WRITTEN REQUEST: Give the listing again exactly, omitting its images.

===

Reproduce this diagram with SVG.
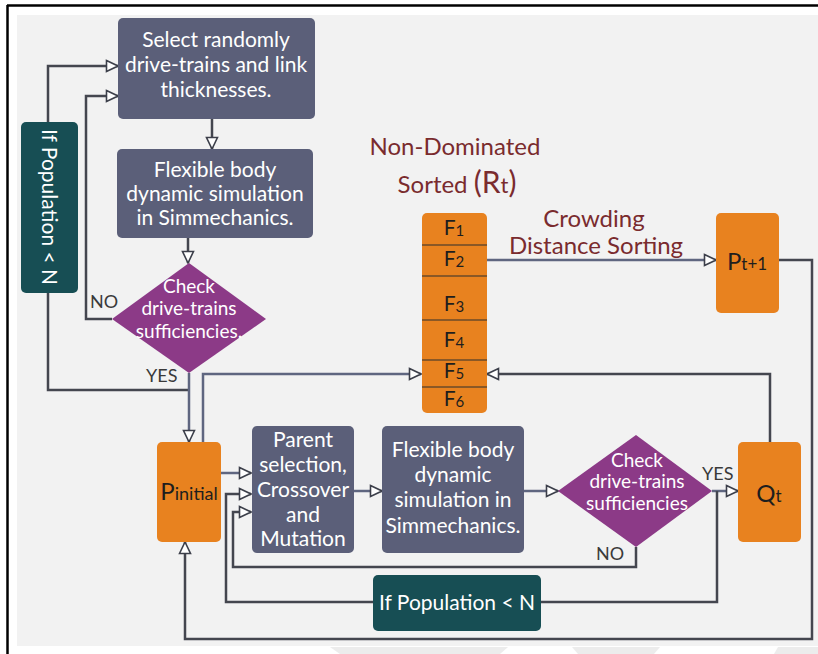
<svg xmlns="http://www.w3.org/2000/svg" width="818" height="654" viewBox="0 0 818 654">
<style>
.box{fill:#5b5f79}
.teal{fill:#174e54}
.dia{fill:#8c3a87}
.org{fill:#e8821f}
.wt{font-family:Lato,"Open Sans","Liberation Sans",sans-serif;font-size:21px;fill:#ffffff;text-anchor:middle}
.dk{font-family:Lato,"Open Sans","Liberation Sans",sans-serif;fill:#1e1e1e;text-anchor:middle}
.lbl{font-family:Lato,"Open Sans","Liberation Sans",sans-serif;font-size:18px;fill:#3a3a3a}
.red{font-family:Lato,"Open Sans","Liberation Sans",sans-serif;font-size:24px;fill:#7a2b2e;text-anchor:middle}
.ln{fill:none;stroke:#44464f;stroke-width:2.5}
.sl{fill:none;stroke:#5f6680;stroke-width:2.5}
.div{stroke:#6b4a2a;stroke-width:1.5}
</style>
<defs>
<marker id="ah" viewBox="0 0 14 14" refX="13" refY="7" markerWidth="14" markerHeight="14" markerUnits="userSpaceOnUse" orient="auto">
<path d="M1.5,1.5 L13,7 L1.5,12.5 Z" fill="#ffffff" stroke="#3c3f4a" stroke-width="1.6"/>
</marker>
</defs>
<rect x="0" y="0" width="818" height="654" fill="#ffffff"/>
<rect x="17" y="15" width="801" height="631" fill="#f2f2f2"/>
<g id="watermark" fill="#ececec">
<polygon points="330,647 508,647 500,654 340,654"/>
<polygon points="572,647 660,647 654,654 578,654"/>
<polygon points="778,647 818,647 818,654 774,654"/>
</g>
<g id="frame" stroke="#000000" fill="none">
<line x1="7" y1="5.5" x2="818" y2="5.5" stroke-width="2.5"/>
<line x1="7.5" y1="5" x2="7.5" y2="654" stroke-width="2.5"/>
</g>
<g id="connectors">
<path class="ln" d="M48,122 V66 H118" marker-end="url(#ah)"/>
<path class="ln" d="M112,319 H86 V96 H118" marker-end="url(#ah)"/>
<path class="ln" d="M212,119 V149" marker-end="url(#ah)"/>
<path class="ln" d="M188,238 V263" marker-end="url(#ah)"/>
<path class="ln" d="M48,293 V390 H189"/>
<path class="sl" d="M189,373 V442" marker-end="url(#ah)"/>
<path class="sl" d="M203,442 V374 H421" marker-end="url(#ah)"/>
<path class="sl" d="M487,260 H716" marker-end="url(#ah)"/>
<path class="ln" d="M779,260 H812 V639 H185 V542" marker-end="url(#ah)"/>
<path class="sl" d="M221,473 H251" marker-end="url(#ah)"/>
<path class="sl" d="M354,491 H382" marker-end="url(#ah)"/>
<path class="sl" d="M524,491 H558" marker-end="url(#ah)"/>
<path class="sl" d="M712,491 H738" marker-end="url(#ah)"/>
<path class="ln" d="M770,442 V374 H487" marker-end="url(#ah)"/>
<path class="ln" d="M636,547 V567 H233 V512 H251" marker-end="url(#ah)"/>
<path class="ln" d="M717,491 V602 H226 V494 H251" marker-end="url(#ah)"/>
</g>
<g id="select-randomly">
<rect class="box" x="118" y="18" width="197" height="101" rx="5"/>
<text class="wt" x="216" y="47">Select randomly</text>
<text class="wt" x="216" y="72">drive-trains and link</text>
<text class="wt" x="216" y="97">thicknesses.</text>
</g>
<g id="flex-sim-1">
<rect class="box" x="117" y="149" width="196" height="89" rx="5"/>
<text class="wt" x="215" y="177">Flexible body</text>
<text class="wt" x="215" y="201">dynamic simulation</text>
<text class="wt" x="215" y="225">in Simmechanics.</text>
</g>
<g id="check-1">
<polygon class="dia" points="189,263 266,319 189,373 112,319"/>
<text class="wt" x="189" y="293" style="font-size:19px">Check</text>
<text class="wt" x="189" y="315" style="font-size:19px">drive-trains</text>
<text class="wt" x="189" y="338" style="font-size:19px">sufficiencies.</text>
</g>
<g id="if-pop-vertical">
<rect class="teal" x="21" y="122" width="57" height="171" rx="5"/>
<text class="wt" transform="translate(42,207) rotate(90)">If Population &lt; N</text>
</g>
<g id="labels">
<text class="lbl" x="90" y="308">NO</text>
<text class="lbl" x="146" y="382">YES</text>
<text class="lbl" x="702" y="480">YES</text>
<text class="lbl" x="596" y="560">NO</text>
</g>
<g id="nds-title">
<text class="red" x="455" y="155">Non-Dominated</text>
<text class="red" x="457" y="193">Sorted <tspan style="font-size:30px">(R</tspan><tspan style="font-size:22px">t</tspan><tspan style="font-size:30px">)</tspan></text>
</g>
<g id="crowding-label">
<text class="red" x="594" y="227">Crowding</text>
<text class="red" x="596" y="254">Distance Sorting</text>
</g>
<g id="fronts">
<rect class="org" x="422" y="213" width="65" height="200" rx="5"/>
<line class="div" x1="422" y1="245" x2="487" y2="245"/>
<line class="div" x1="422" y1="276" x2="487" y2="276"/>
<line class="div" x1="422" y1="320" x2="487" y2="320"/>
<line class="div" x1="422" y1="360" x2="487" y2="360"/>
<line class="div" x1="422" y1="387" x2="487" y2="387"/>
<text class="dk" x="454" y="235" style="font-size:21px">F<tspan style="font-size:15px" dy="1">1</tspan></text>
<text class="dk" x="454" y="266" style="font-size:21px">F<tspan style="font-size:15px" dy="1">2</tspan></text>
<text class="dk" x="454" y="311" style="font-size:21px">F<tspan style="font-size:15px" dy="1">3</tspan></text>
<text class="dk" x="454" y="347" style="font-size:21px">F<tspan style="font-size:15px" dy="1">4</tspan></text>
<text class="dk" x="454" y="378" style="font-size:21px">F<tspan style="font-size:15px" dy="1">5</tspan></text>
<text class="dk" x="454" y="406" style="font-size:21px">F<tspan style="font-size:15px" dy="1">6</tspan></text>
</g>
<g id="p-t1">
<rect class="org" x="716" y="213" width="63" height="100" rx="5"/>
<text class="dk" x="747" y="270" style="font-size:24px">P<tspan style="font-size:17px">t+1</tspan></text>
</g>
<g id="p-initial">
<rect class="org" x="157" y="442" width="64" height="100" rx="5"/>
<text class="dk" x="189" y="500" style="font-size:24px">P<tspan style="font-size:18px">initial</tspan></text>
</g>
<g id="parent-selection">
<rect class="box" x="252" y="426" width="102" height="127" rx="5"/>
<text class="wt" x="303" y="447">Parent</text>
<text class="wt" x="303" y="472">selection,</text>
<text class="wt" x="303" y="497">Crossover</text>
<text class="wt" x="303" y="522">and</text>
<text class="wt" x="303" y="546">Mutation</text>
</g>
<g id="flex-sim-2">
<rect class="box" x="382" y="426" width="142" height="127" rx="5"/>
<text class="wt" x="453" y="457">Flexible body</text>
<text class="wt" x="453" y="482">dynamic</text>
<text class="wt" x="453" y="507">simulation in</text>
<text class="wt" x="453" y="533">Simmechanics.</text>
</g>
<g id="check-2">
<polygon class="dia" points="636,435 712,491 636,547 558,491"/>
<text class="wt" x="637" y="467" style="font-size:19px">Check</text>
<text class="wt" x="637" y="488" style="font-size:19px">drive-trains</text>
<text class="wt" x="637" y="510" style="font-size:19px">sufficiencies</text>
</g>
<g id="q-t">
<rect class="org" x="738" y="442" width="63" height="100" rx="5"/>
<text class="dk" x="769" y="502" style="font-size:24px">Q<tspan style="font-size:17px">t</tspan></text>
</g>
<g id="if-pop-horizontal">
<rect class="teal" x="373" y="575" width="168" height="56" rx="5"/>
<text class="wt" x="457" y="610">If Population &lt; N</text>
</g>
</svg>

===

TASK RESPONSE:
Reproduce this diagram with SVG.
<svg xmlns="http://www.w3.org/2000/svg" width="818" height="654" viewBox="0 0 818 654">
<style>
.box{fill:#5b5f79}
.teal{fill:#174e54}
.dia{fill:#8c3a87}
.org{fill:#e8821f}
.wt{font-family:Lato,"Open Sans","Liberation Sans",sans-serif;font-size:21px;fill:#ffffff;text-anchor:middle}
.dk{font-family:Lato,"Open Sans","Liberation Sans",sans-serif;fill:#1e1e1e;text-anchor:middle}
.lbl{font-family:Lato,"Open Sans","Liberation Sans",sans-serif;font-size:18px;fill:#3a3a3a}
.red{font-family:Lato,"Open Sans","Liberation Sans",sans-serif;font-size:24px;fill:#7a2b2e;text-anchor:middle}
.ln{fill:none;stroke:#44464f;stroke-width:2.5}
.sl{fill:none;stroke:#5f6680;stroke-width:2.5}
.div{stroke:#6b4a2a;stroke-width:1.5}
</style>
<defs>
<marker id="ah" viewBox="0 0 14 14" refX="13" refY="7" markerWidth="14" markerHeight="14" markerUnits="userSpaceOnUse" orient="auto">
<path d="M1.5,1.5 L13,7 L1.5,12.5 Z" fill="#ffffff" stroke="#3c3f4a" stroke-width="1.6"/>
</marker>
</defs>
<rect x="0" y="0" width="818" height="654" fill="#ffffff"/>
<rect x="17" y="15" width="801" height="631" fill="#f2f2f2"/>
<g id="watermark" fill="#ececec">
<polygon points="330,647 508,647 500,654 340,654"/>
<polygon points="572,647 660,647 654,654 578,654"/>
<polygon points="778,647 818,647 818,654 774,654"/>
</g>
<g id="frame" stroke="#000000" fill="none">
<line x1="7" y1="5.5" x2="818" y2="5.5" stroke-width="2.5"/>
<line x1="7.5" y1="5" x2="7.5" y2="654" stroke-width="2.5"/>
</g>
<g id="connectors">
<path class="ln" d="M48,122 V66 H118" marker-end="url(#ah)"/>
<path class="ln" d="M112,319 H86 V96 H118" marker-end="url(#ah)"/>
<path class="ln" d="M212,119 V149" marker-end="url(#ah)"/>
<path class="ln" d="M188,238 V263" marker-end="url(#ah)"/>
<path class="ln" d="M48,293 V390 H189"/>
<path class="sl" d="M189,373 V442" marker-end="url(#ah)"/>
<path class="sl" d="M203,442 V374 H421" marker-end="url(#ah)"/>
<path class="sl" d="M487,260 H716" marker-end="url(#ah)"/>
<path class="ln" d="M779,260 H812 V639 H185 V542" marker-end="url(#ah)"/>
<path class="sl" d="M221,473 H251" marker-end="url(#ah)"/>
<path class="sl" d="M354,491 H382" marker-end="url(#ah)"/>
<path class="sl" d="M524,491 H558" marker-end="url(#ah)"/>
<path class="sl" d="M712,491 H738" marker-end="url(#ah)"/>
<path class="ln" d="M770,442 V374 H487" marker-end="url(#ah)"/>
<path class="ln" d="M636,547 V567 H233 V512 H251" marker-end="url(#ah)"/>
<path class="ln" d="M717,491 V602 H226 V494 H251" marker-end="url(#ah)"/>
</g>
<g id="select-randomly">
<rect class="box" x="118" y="18" width="197" height="101" rx="5"/>
<text class="wt" x="216" y="47">Select randomly</text>
<text class="wt" x="216" y="72">drive-trains and link</text>
<text class="wt" x="216" y="97">thicknesses.</text>
</g>
<g id="flex-sim-1">
<rect class="box" x="117" y="149" width="196" height="89" rx="5"/>
<text class="wt" x="215" y="177">Flexible body</text>
<text class="wt" x="215" y="201">dynamic simulation</text>
<text class="wt" x="215" y="225">in Simmechanics.</text>
</g>
<g id="check-1">
<polygon class="dia" points="189,263 266,319 189,373 112,319"/>
<text class="wt" x="189" y="293" style="font-size:19px">Check</text>
<text class="wt" x="189" y="315" style="font-size:19px">drive-trains</text>
<text class="wt" x="189" y="338" style="font-size:19px">sufficiencies.</text>
</g>
<g id="if-pop-vertical">
<rect class="teal" x="21" y="122" width="57" height="171" rx="5"/>
<text class="wt" transform="translate(42,207) rotate(90)">If Population &lt; N</text>
</g>
<g id="labels">
<text class="lbl" x="90" y="308">NO</text>
<text class="lbl" x="146" y="382">YES</text>
<text class="lbl" x="702" y="480">YES</text>
<text class="lbl" x="596" y="560">NO</text>
</g>
<g id="nds-title">
<text class="red" x="455" y="155">Non-Dominated</text>
<text class="red" x="457" y="193">Sorted <tspan style="font-size:30px">(R</tspan><tspan style="font-size:22px">t</tspan><tspan style="font-size:30px">)</tspan></text>
</g>
<g id="crowding-label">
<text class="red" x="594" y="227">Crowding</text>
<text class="red" x="596" y="254">Distance Sorting</text>
</g>
<g id="fronts">
<rect class="org" x="422" y="213" width="65" height="200" rx="5"/>
<line class="div" x1="422" y1="245" x2="487" y2="245"/>
<line class="div" x1="422" y1="276" x2="487" y2="276"/>
<line class="div" x1="422" y1="320" x2="487" y2="320"/>
<line class="div" x1="422" y1="360" x2="487" y2="360"/>
<line class="div" x1="422" y1="387" x2="487" y2="387"/>
<text class="dk" x="454" y="235" style="font-size:21px">F<tspan style="font-size:15px" dy="1">1</tspan></text>
<text class="dk" x="454" y="266" style="font-size:21px">F<tspan style="font-size:15px" dy="1">2</tspan></text>
<text class="dk" x="454" y="311" style="font-size:21px">F<tspan style="font-size:15px" dy="1">3</tspan></text>
<text class="dk" x="454" y="347" style="font-size:21px">F<tspan style="font-size:15px" dy="1">4</tspan></text>
<text class="dk" x="454" y="378" style="font-size:21px">F<tspan style="font-size:15px" dy="1">5</tspan></text>
<text class="dk" x="454" y="406" style="font-size:21px">F<tspan style="font-size:15px" dy="1">6</tspan></text>
</g>
<g id="p-t1">
<rect class="org" x="716" y="213" width="63" height="100" rx="5"/>
<text class="dk" x="747" y="270" style="font-size:24px">P<tspan style="font-size:17px">t+1</tspan></text>
</g>
<g id="p-initial">
<rect class="org" x="157" y="442" width="64" height="100" rx="5"/>
<text class="dk" x="189" y="500" style="font-size:24px">P<tspan style="font-size:18px">initial</tspan></text>
</g>
<g id="parent-selection">
<rect class="box" x="252" y="426" width="102" height="127" rx="5"/>
<text class="wt" x="303" y="447">Parent</text>
<text class="wt" x="303" y="472">selection,</text>
<text class="wt" x="303" y="497">Crossover</text>
<text class="wt" x="303" y="522">and</text>
<text class="wt" x="303" y="546">Mutation</text>
</g>
<g id="flex-sim-2">
<rect class="box" x="382" y="426" width="142" height="127" rx="5"/>
<text class="wt" x="453" y="457">Flexible body</text>
<text class="wt" x="453" y="482">dynamic</text>
<text class="wt" x="453" y="507">simulation in</text>
<text class="wt" x="453" y="533">Simmechanics.</text>
</g>
<g id="check-2">
<polygon class="dia" points="636,435 712,491 636,547 558,491"/>
<text class="wt" x="637" y="467" style="font-size:19px">Check</text>
<text class="wt" x="637" y="488" style="font-size:19px">drive-trains</text>
<text class="wt" x="637" y="510" style="font-size:19px">sufficiencies</text>
</g>
<g id="q-t">
<rect class="org" x="738" y="442" width="63" height="100" rx="5"/>
<text class="dk" x="769" y="502" style="font-size:24px">Q<tspan style="font-size:17px">t</tspan></text>
</g>
<g id="if-pop-horizontal">
<rect class="teal" x="373" y="575" width="168" height="56" rx="5"/>
<text class="wt" x="457" y="610">If Population &lt; N</text>
</g>
</svg>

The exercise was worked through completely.